В моей жизни я не раз сталкивался с проблемой взаимоотношения научного знания и религии. Мне приходилось встречаться и беседовать с крупными богословами и иерархами церкви. В 1983 году президентом ЕФО был известный итальянский физик-ядерщик Антонио Зикики[93]. Когда Совет общества заседал в Риме, Зикики, который был вхож во все правительственные сферы Италии, устроил нам встречу с Папой Иоанном Павлом II, это было еще до покушения на него. Нас было человек двадцать. В Ватикане нас привели в зал четырех Евангелистов, где стояли четыре ряда стульев для гостей и впереди трон для Папы. Папа пришел с сенсационным заявлением: через 400 лет после того, как Галилей был осужден, в Ватикане сочли нужным пересмотреть его дело. Назначена комиссия, которая будет заниматься изучением этого вопроса. Папа еще долго беседовал с нами.

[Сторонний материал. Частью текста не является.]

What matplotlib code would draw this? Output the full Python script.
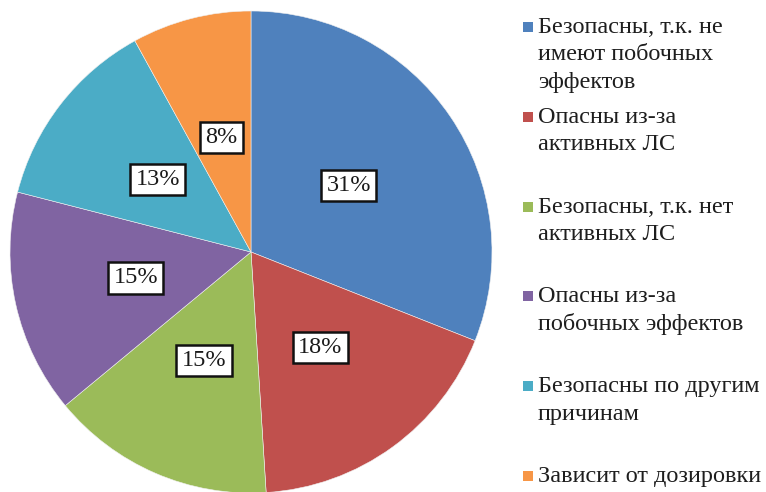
import matplotlib
matplotlib.use("Agg")
import matplotlib.pyplot as plt
from matplotlib.patches import Rectangle

categories = [
    "Безопасны, т.к. не\nимеют побочных\nэффектов",
    "Опасны из-за\nактивных ЛС",
    "Безопасны, т.к. нет\nактивных ЛС",
    "Опасны из-за\nпобочных эффектов",
    "Безопасны по другим\nпричинам",
    "Зависит от дозировки",
]
values = [31, 18, 15, 15, 13, 8]
colors = ["#4F81BD", "#C0504D", "#9BBB59", "#8064A2", "#4BACC6", "#F79646"]

W, H = 766, 492
fig = plt.figure(figsize=(W / 100, H / 100), dpi=100)
fig.patch.set_facecolor("white")

cx, cy, r = 251, 252, 241
ax = fig.add_axes([(cx - r) / W, (H - cy - r) / H, 2 * r / W, 2 * r / H])
wedges, texts, autotexts = ax.pie(
    values, colors=colors, startangle=90, counterclock=False,
    autopct=lambda p: f"{p:.0f}%", pctdistance=0.49, radius=1,
    wedgeprops=dict(linewidth=0.4, edgecolor="#f0f0f0"),
    textprops=dict(family="Liberation Serif", fontsize=17.5, color="#1a1a1a"),
)
for t in autotexts:
    t.set_bbox(dict(boxstyle="square,pad=0.22", facecolor="white", edgecolor="#111111", linewidth=1.8))
ax.set_xlim(-1, 1)
ax.set_ylim(-1, 1)
ax.set_aspect("equal")
ax.axis("off")

# legend drawn manually to mimic the slot layout of the original
x_marker, x_text = 523, 538
base0, pitch, line_h = 33, 89.8, 27.5
for i, (lab, col) in enumerate(zip(categories, colors)):
    yb = base0 + i * pitch
    fig.patches.append(Rectangle((x_marker / W, (H - yb + 1) / H), 10 / W, 10 / H,
                                 transform=fig.transFigure, facecolor=col, edgecolor="none"))
    for j, line in enumerate(lab.split("\n")):
        fig.text(x_text / W, (H - yb - j * line_h) / H, line, ha="left", va="baseline",
                 family="Liberation Serif", fontsize=17.5, color="#1e1e1e")

fig.savefig("out.png", dpi=100)
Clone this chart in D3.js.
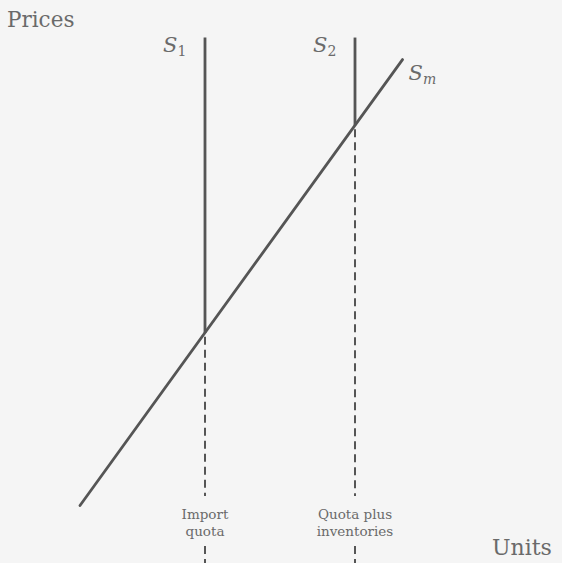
<!DOCTYPE html>
<html>
<head>
<meta charset="utf-8">
<script src="https://cdn.jsdelivr.net/npm/d3@7"></script>
<style>
  body { margin: 0; background: #f5f5f5; }
  svg { display: block; }
</style>
</head>
<body>
<svg id="chart" width="562" height="563"></svg>
<script>
// Chart values (units / prices in abstract diagram units)
const quotaLevels = [3.5, 6.5];                 // S1 = import quota, S2 = quota plus inventories
const supplyLabels = ["1", "2"];
const quotaLabels = [["Import", "quota"], ["Quota plus", "inventories"]];
const smUnits = [1.0, 7.45];                    // market supply line ends
const smPrices = [0.5, 9.6];
const topPrice = 10.05;

const svg = d3.select("#chart");
const width = +svg.attr("width");
const height = +svg.attr("height");

const ink = "#555";
const textInk = "#6a6a6a";
const serif = "'DejaVu Serif', 'Liberation Serif', serif";

// Scales
const x = d3.scaleLinear().domain([0, 10]).range([30, 530]);
const y = d3.scaleLinear().domain([0, 10]).range([530, 40]);

// price of Sm at a given quantity
const slope = (smPrices[1] - smPrices[0]) / (smUnits[1] - smUnits[0]);
const smAt = u => smPrices[0] + (u - smUnits[0]) * slope;

svg.append("rect")
    .attr("width", width)
    .attr("height", height)
    .attr("fill", "#f5f5f5");

// Market supply line
svg.append("line")
    .attr("x1", x(smUnits[0]))
    .attr("y1", y(smPrices[0]))
    .attr("x2", x(smUnits[1]))
    .attr("y2", y(smPrices[1]))
    .attr("stroke", ink)
    .attr("stroke-width", 2.8)
    .attr("stroke-linecap", "round");

const quota = svg.append("g")
    .selectAll("g")
    .data(quotaLevels)
    .join("g");

// Solid vertical supply above the intersection
quota.append("line")
    .attr("x1", d => x(d))
    .attr("x2", d => x(d))
    .attr("y1", y(topPrice))
    .attr("y2", d => y(smAt(d)))
    .attr("stroke", ink)
    .attr("stroke-width", 2.8);

// Dashed drop lines, broken around the labels
quota.append("line")
    .attr("x1", d => x(d))
    .attr("x2", d => x(d))
    .attr("y1", d => y(smAt(d)) + 4)
    .attr("y2", 496)
    .attr("stroke", ink)
    .attr("stroke-width", 2)
    .attr("stroke-dasharray", "8,5");

quota.append("line")
    .attr("x1", d => x(d))
    .attr("x2", d => x(d))
    .attr("y1", 546)
    .attr("y2", height)
    .attr("stroke", ink)
    .attr("stroke-width", 2)
    .attr("stroke-dasharray", "8,5");

// Quota labels
quota.append("text")
    .attr("x", d => x(d))
    .attr("y", 519)
    .attr("text-anchor", "middle")
    .attr("font-family", serif)
    .attr("font-size", "13.5px")
    .attr("fill", textInk)
    .selectAll("tspan")
    .data((d, i) => quotaLabels[i])
    .join("tspan")
    .attr("x", function () { return x(d3.select(this.parentNode).datum()); })
    .attr("dy", (d, i) => i === 0 ? 0 : 17)
    .text(d => d);

// S1, S2 labels
const sLabel = quota.append("text")
    .attr("x", d => x(d) - 42)
    .attr("y", 52)
    .attr("font-family", serif)
    .attr("fill", textInk);

sLabel.append("tspan")
    .attr("font-style", "italic")
    .attr("font-size", "21px")
    .text("S");

sLabel.append("tspan")
    .attr("font-size", "14px")
    .attr("dy", 4)
    .text((d, i) => supplyLabels[i]);

// Sm label
const smLabel = svg.append("text")
    .attr("x", x(smUnits[1]) + 6)
    .attr("y", 80)
    .attr("font-family", serif)
    .attr("fill", textInk);

smLabel.append("tspan")
    .attr("font-style", "italic")
    .attr("font-size", "21px")
    .text("S");

smLabel.append("tspan")
    .attr("font-style", "italic")
    .attr("font-size", "14px")
    .attr("dy", 4)
    .text("m");

// Axis titles
svg.append("text")
    .attr("x", 7)
    .attr("y", 27)
    .attr("font-family", serif)
    .attr("font-size", "21.5px")
    .attr("fill", textInk)
    .text("Prices");

svg.append("text")
    .attr("x", 492)
    .attr("y", 555)
    .attr("font-family", serif)
    .attr("font-size", "22px")
    .attr("fill", textInk)
    .text("Units");
</script>
</body>
</html>
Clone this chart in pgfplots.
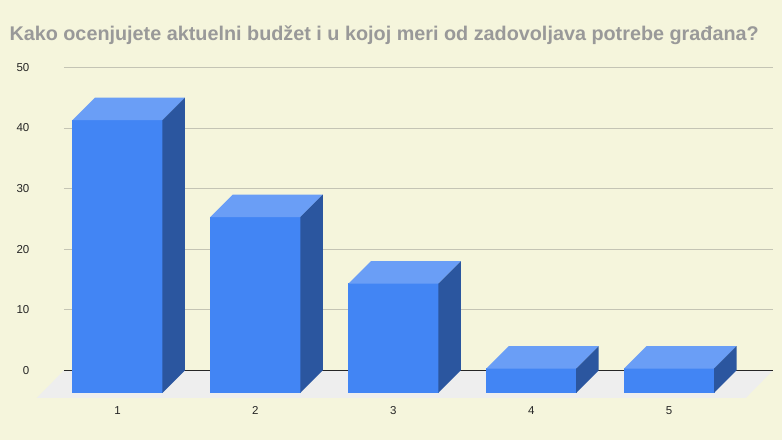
\documentclass[border=0pt]{standalone}
\usepackage{fontspec}
\setmainfont{Liberation Sans}
\usepackage{pgfplots}
\pgfplotsset{compat=1.18}

\definecolor{bgbeige}{HTML}{F5F5DC}
\definecolor{titlegray}{HTML}{999999}
\definecolor{gridc}{HTML}{C4C4B4}
\definecolor{floorc}{HTML}{EEEEEE}
\definecolor{frontc}{HTML}{4285F4}
\definecolor{topc}{HTML}{6A9EF6}
\definecolor{sidec}{HTML}{2B569F}

% 3D bar drawn from its back-top-centre point; height taken from the value
\pgfdeclareplotmark{bar3d}{%
  \pgfmathsetmacro\barh{\barval*6.06}%
  \pgfsetfillcolor{frontc}%
  \pgfpathrectanglecorners{\pgfpoint{-67.5pt}{-22.5pt-\barh pt}}{\pgfpoint{23pt}{-22pt}}%
  \pgfusepath{fill}%
  \pgfsetfillcolor{topc}%
  \pgfpathmoveto{\pgfpoint{-67.5pt}{-22.5pt}}%
  \pgfpathlineto{\pgfpoint{22.5pt}{-22.5pt}}%
  \pgfpathlineto{\pgfpoint{45pt}{0pt}}%
  \pgfpathlineto{\pgfpoint{-45pt}{0pt}}%
  \pgfpathclose
  \pgfusepath{fill}%
  \pgfsetfillcolor{sidec}%
  \pgfpathmoveto{\pgfpoint{22.5pt}{-22.5pt}}%
  \pgfpathlineto{\pgfpoint{45pt}{0pt}}%
  \pgfpathlineto{\pgfpoint{45pt}{-\barh pt}}%
  \pgfpathlineto{\pgfpoint{22.5pt}{-22.5pt-\barh pt}}%
  \pgfpathclose
  \pgfusepath{fill}%
}

\begin{document}
\begin{tikzpicture}
\fill[bgbeige] (0pt,0pt) rectangle (782pt,440pt);
\useasboundingbox (0pt,0pt) rectangle (782pt,440pt);
\node[anchor=base west, inner sep=0pt, text=titlegray, font=\fontsize{19.8}{23}\selectfont\bfseries]
  at (9.3pt,399.3pt) {Kako ocenjujete aktuelni budžet i u kojoj meri od zadovoljava potrebe građana?};
\begin{axis}[
    at={(64pt,69.7pt)}, anchor=south west,
    scale only axis,
    width=709pt, height=303pt,
    xmin=0.449, xmax=5.59,
    ymin=0, ymax=50,
    clip=false,
    axis line style={draw=none},
    tick style={draw=none},
    xtick={1,2,3,4,5},
    ytick={0,10,20,30,40,50},
    ymajorgrids,
    grid style={gridc, line width=0.8pt},
    /pgf/number format/assume math mode=true,
    ticklabel style={font=\fontsize{11.5}{13}\selectfont, text=black!85},
    xticklabel style={anchor=center, inner sep=0pt, xshift=-22.5pt, yshift=-40.5pt},
    yticklabel style={anchor=east, inner sep=0pt, xshift=-34.5pt},
]
% floor
\fill[floorc] (axis cs:0.449,0) -- (axis cs:5.59,0) -- ++(-27pt,-27.5pt) -- ([xshift=-27pt,yshift=-27.5pt]axis cs:0.449,0) -- cycle;
\draw[black!85, line width=0.9pt] (axis cs:0.449,0) -- (axis cs:5.59,0);
\addplot[only marks, mark=bar3d, visualization depends on={rawy \as \barval}] coordinates {
(1,45)
(2,29)
(3,18)
(4,4)
(5,4)
};
\end{axis}
\end{tikzpicture}
\end{document}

На приеме у Папы Римского Иоанна Павла II. 1980 г.
Через 12 лет комиссия закончила свою работу. Отменить старое решение она сочла невозможным, но иначе его проинтерпретировала, и на этот счет написан целый том, который был переведен на русский язык. Тогда Папа опять пригласил ученых в Ватикан. Если первый раз нас принимали в аскетическом зале четырех Евангелистов, то на это раз встреча была в одном из самых пышных помещений дворца — Королевском зале Ватикана. Все было очень красиво и торжественно — барочное оформление, сцена для папского трона и две группы кресел для почетных гостей: с одной стороны сидели князья церкви, с другой — князья науки. Позади были места для публики попроще.
Папа говорил о моральных проблемах и ответственности науки. Он сказал, что есть два типа знаний: знания, получаемые путем наблюдения, опыта и рассуждений, и этим занимается наука, а есть знание, полученное путем откровений, хранителем которого является церковь. Это знание более высокого порядка, чем то, которое получается научным путем, но одно не может оспаривать другое. Важно правильно интерпретировать то, что получено наблюдениями. В случае с Галилеем из-за неправильной интерпретации церковь вмешалась в мирские дела. Я хотел спросить, готовы ли они сделать Галилея святым, ведь он страдал за свою веру, но так и не решился.
Потом было обсуждение этих вопросов на заседании во дворце Барберини недалеко от резиденции Президента.